— Start of Data excerpts —

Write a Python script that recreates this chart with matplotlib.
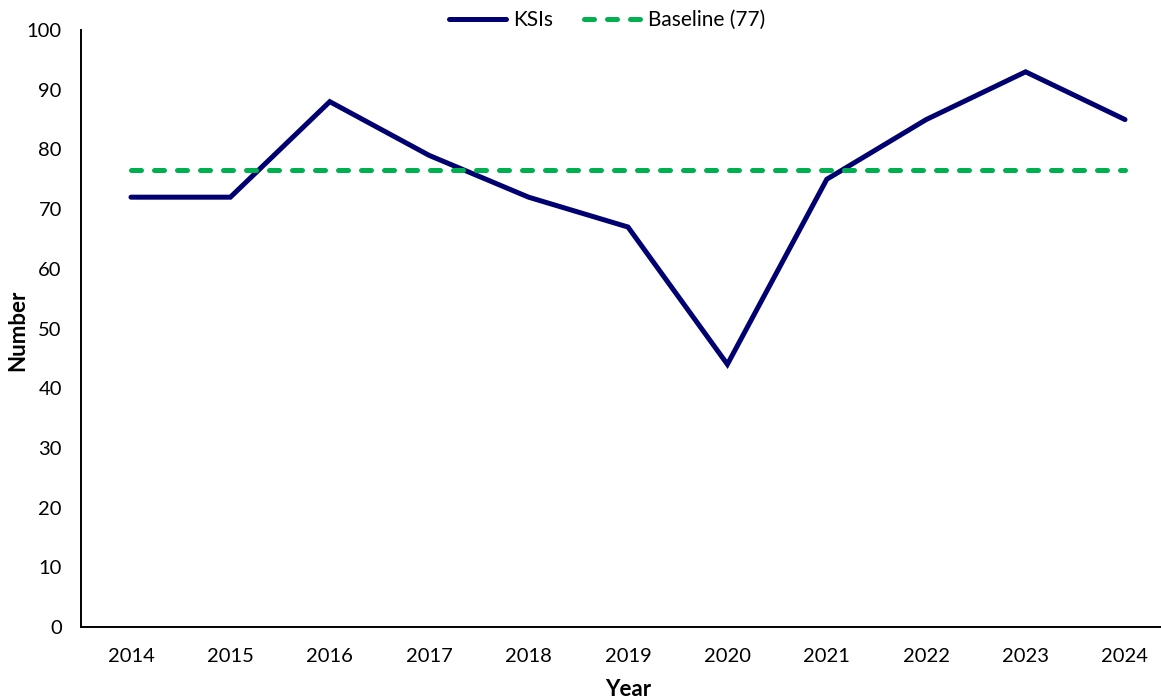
import matplotlib
matplotlib.use("Agg")
import matplotlib.pyplot as plt

years = ["2014", "2015", "2016", "2017", "2018", "2019", "2020", "2021", "2022", "2023", "2024"]
ksis = [72, 72, 88, 79, 72, 67, 44, 75, 85, 93, 85]
baseline = 76.6

plt.rcParams["font.family"] = ["Lato", "DejaVu Sans"]

fig = plt.figure(figsize=(11.61, 7.0), dpi=100)
ax = fig.add_axes([0.0700, 0.1043, 0.9418, 0.8528])

x = list(range(len(years)))
ax.plot(x, ksis, color="#000070", lw=3.6, solid_joinstyle="miter",
        solid_capstyle="round", label="KSIs")
ax.plot(x, [baseline] * len(years), color="#00B050", lw=3.6, ls=(0, (2.0, 2.6)),
        dash_capstyle="round", label=f"Baseline ({baseline:.0f})")

ax.set_xlim(-0.5, len(years) - 0.5)
ax.set_ylim(0, 100)
ax.set_yticks(range(0, 101, 10))
ax.set_xticks(x)
ax.set_xticklabels(years)
ax.tick_params(axis="both", length=0, labelsize=14.5)
ax.tick_params(axis="y", pad=14)
ax.tick_params(axis="x", pad=15)

for side in ("top", "right"):
    ax.spines[side].set_visible(False)
for side in ("left", "bottom"):
    ax.spines[side].set_linewidth(1.4)

# Axis titles placed in figure coordinates
fig.text(18 / 1161, 1 - 330 / 700, "Number", rotation=90, ha="center", va="center",
         fontsize=16, fontweight="bold")
fig.text(628 / 1161, 1 - 689 / 700, "Year", ha="center", va="center",
         fontsize=16, fontweight="bold")

ax.legend(loc="center", bbox_to_anchor=(0.4808, 1.0168), ncol=2, frameon=False,
          fontsize=15, handlelength=2.75, columnspacing=1.5, handletextpad=0.3,
          borderpad=0.2)

fig.savefig("out.png", dpi=100)
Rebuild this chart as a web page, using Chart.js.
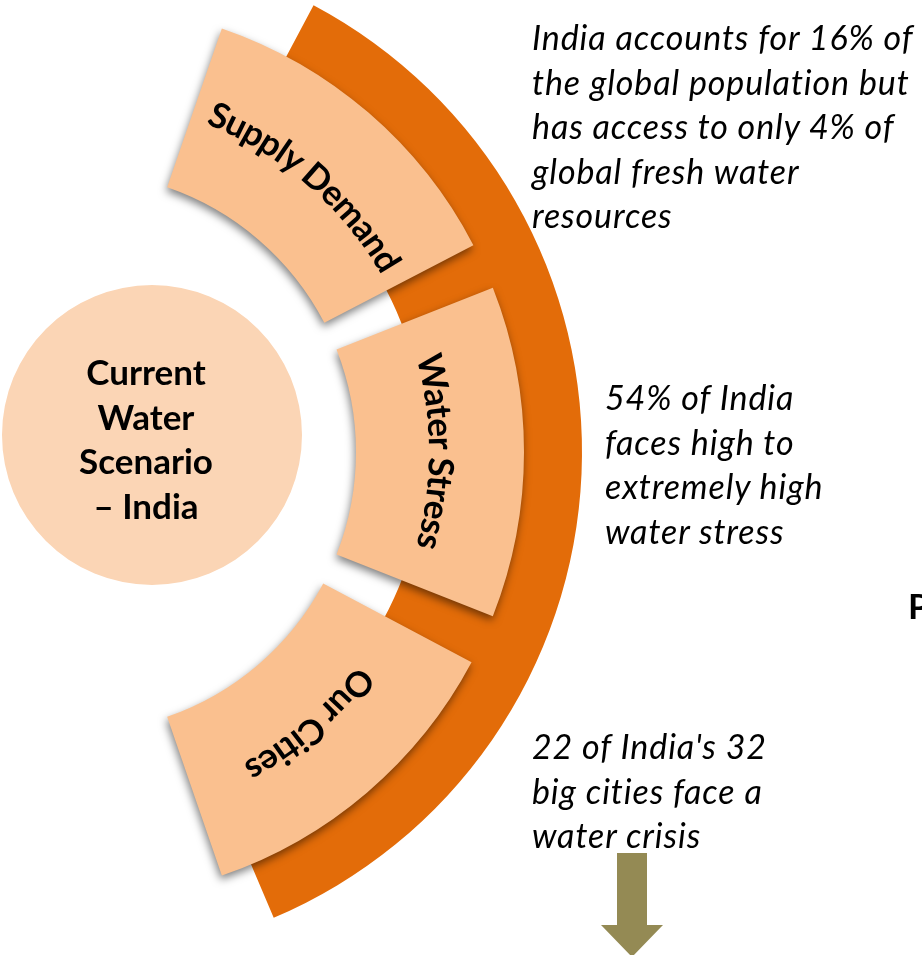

— End of Data excerpts —

## Task brief
Go through the material above and print all of it exactly, except the pictures.

## Exercise output
Write a Python script that recreates this chart with matplotlib.
import matplotlib
matplotlib.use("Agg")
import matplotlib.pyplot as plt

years = ["2014", "2015", "2016", "2017", "2018", "2019", "2020", "2021", "2022", "2023", "2024"]
ksis = [72, 72, 88, 79, 72, 67, 44, 75, 85, 93, 85]
baseline = 76.6

plt.rcParams["font.family"] = ["Lato", "DejaVu Sans"]

fig = plt.figure(figsize=(11.61, 7.0), dpi=100)
ax = fig.add_axes([0.0700, 0.1043, 0.9418, 0.8528])

x = list(range(len(years)))
ax.plot(x, ksis, color="#000070", lw=3.6, solid_joinstyle="miter",
        solid_capstyle="round", label="KSIs")
ax.plot(x, [baseline] * len(years), color="#00B050", lw=3.6, ls=(0, (2.0, 2.6)),
        dash_capstyle="round", label=f"Baseline ({baseline:.0f})")

ax.set_xlim(-0.5, len(years) - 0.5)
ax.set_ylim(0, 100)
ax.set_yticks(range(0, 101, 10))
ax.set_xticks(x)
ax.set_xticklabels(years)
ax.tick_params(axis="both", length=0, labelsize=14.5)
ax.tick_params(axis="y", pad=14)
ax.tick_params(axis="x", pad=15)

for side in ("top", "right"):
    ax.spines[side].set_visible(False)
for side in ("left", "bottom"):
    ax.spines[side].set_linewidth(1.4)

# Axis titles placed in figure coordinates
fig.text(18 / 1161, 1 - 330 / 700, "Number", rotation=90, ha="center", va="center",
         fontsize=16, fontweight="bold")
fig.text(628 / 1161, 1 - 689 / 700, "Year", ha="center", va="center",
         fontsize=16, fontweight="bold")

ax.legend(loc="center", bbox_to_anchor=(0.4808, 1.0168), ncol=2, frameon=False,
          fontsize=15, handlelength=2.75, columnspacing=1.5, handletextpad=0.3,
          borderpad=0.2)

fig.savefig("out.png", dpi=100)
Rebuild this chart as a web page, using Chart.js.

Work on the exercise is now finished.